Campanha contra drogas nas Filipinas é permissão para matar, diz ONU
Vista de Manila, capital das Filipinas (Foto: Wolfgang Hägele/Wikimedia Commons)

Suspeitos neutralizados

Segundo o relatório da ONU, policiais receberam uma circular contendo terminologia referente à “negação” e “neutralização” de suspeitos de casos envolvendo drogas.

“Essa linguagem, aliada ao encorajamento verbal nos mais altos níveis do governo para que a polícia mate esses suspeitos, pode ter sido interpretado como permissão para matar”, aponta a co-autora do relatório Ravina Shamdasani.

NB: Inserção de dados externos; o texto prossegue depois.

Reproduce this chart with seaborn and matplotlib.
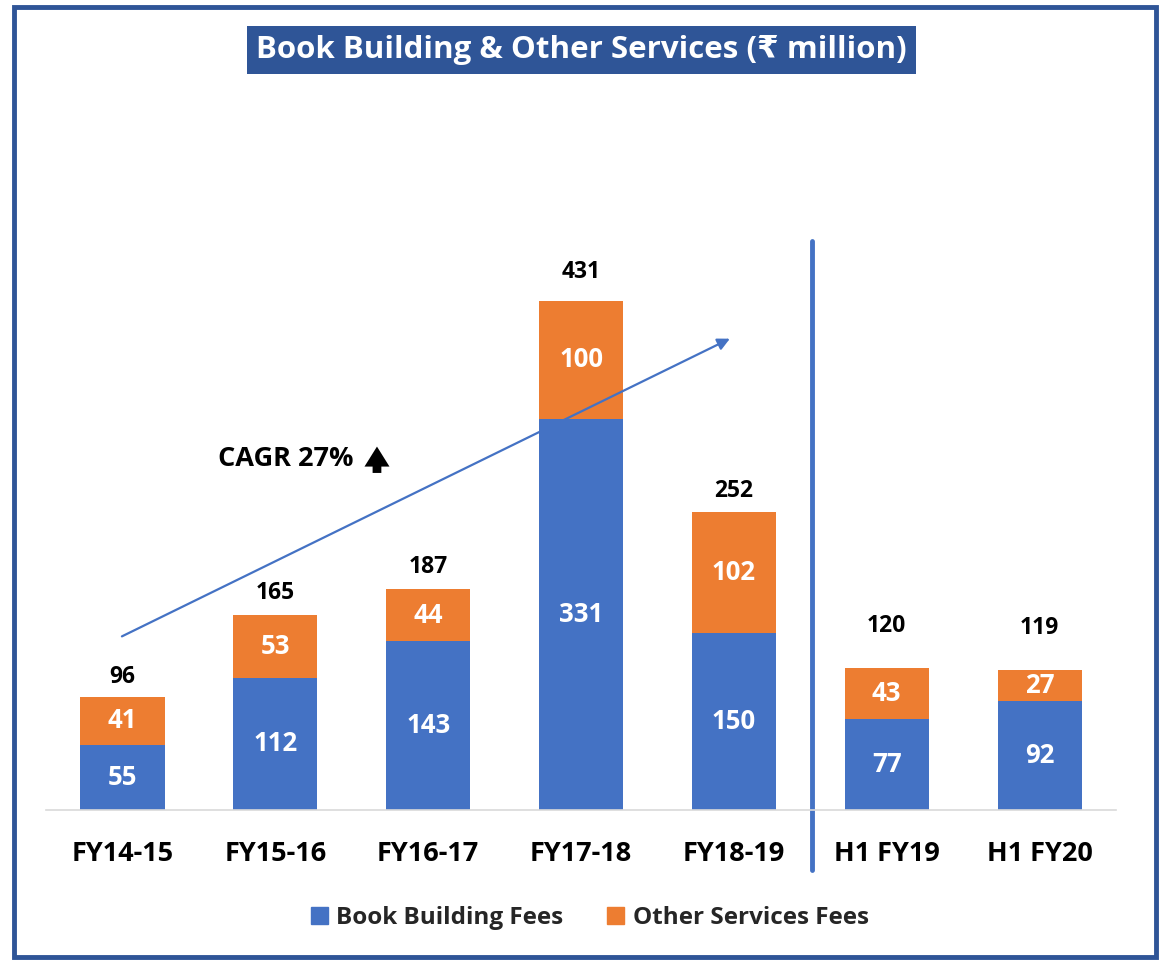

Ela destaca que buscas em residências particulares ocorriam sem mandados. Relatórios policiais em que constam mortes de suspeitos usam termos parecidos com os da circular, levantando questionamento sobre como as operações de fato aconteceram.

Shamdasani também questiona as alegações policiais de autodefesa. Houcve casos em que a mesma arma foi recuperada com diferentes vítimas em diferentes locais, o que sugere fraude por parte das forças de segurança.

Com as frequentes prisões de suspeitos em casos envolvendo drogas, o congestionamento prisional atingiu taxas de 534%, uma das mais altas do mundo.

Lei antiterrorismo

O relatório da ONU destaca ainda que a nova lei antiterrorismo concede poderes ainda mais abrangentes aos serviços de segurança.

Entre as propostas do governo está o aumento de três dias para mais de três semanas no período em que um suspeito pode ser detido para interrogatório sem mandado.

“Depende muito mais das autoridades a designação de indivíduos e organizações como terroristas, mas não há oportunidade para os indivíduos apresentarem o seu caso e não há nenhuma disposição explícita ordenando uma audiência”, explica Shamdasani.

Entre 2015 e 2019, também foram mortos ao menos 248 defensores dos direitos humanos, advogados, jornalistas e sindicalistas no exercício de suas funções nas Filipinas.

De acordo com o relatório da ONU, defensores de direitos humanos são considerados terroristas e trazidos à público. Após a exposição, muitos deles acabam assassinados.